保健師の活動分野は複数ありますが、行政や産業保健分野で働く方が多数いらっしゃいます。
それぞれの就業先によって働き方に違いがあるのでしょうか。
産業保健師は、主に民間企業で従業員に対する「心と体の健康管理」を主な仕事として勤務します。
1次又は2次予防をテーマとして所属する従業員に対して健康診断などを通じて運動、食事等に関わる保健指導をしたり、
メンタルヘルスに関わる相談、休職者の対応、職場復帰の支援などを行います。
保健センターが母子や高齢者を対象としたケースが比較的多いのに比べ、
産業保健分野では、基本的に健康な社会人(成人)を対象とする事も特徴の一つです。
また就業する企業によっては人事労務関連の業務に携わる事もあり、対面での業務だけではなく、
デスクワークの能力も必要とされます。
健康管理に対する考え方や具体的な取り組みについて十分に理解し、必要な業務に対応していく柔軟性が大事になります。

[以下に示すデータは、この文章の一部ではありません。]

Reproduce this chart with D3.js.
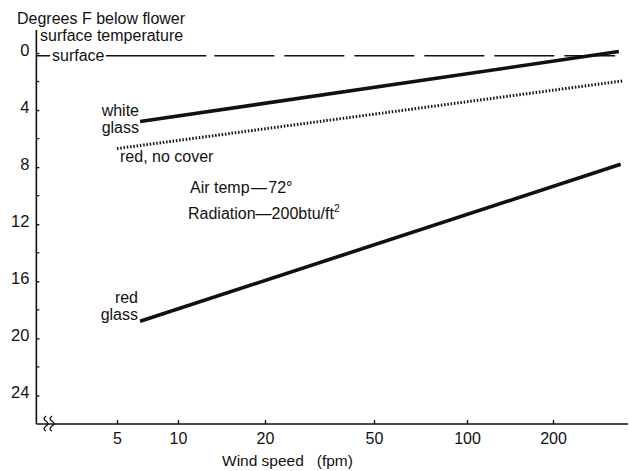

なお、平日の日勤が一般的であり、残業もそれほど多くなく、ワークライフバランスが良いため、
プライベートとの両立が図りやすく長期で勤務できる事が魅力の1つです。
行政保健師は主に都道府県や市区町村に所属する「保健所」や「保健センター」で公務員として勤務します。
都道府県管轄の保健所では、公衆施設の衛生管理や感染症対策など1次予防をテーマとした調査や分析などを行い、
制度の啓発活動などに携わるため、重要な法令知識の理解や企画力、統計能力などが経験として身につきます。
また、市区町村管轄の保健センターでは乳幼児の検診や、高齢者を含めた地域住民に対する病気の予防を目的とした
健康相談、難病予防、メンタルヘルスなどの支援活動など2次又は3次予防に携わります。
幅広い年齢層の個人との関わりが深く、個別の問題に対応する事が多いため、柔軟な対応力が必要とされますが、
地域の方々とのコミュニケーションが多く、頼りにされる存在として必要とされる事は大きな魅力の1つです。
2015年現在では保健師全体の約75%が「行政保健師」として勤務しているのが現状です。
しかし高齢化社会が進み、世の中の健康志向が高まる中、『健康問題の制限なく日常生活が送れる「健康寿命」を伸ばそう』という
国家的な働きかけもあり、民間企業でも健康で生産性の高い会社組織をつくる事が経営において重要と考えられるようになってきました。
フィジカルの対応はもちろん、メンタルヘルスの活動は特に重要視されております。それらの背景に伴いフィジカル、メンタル、
ともに対応できる専門性をもつ保健師は産業保健分野において、必要不可欠なスペシャリストとして、今最も求められているのです。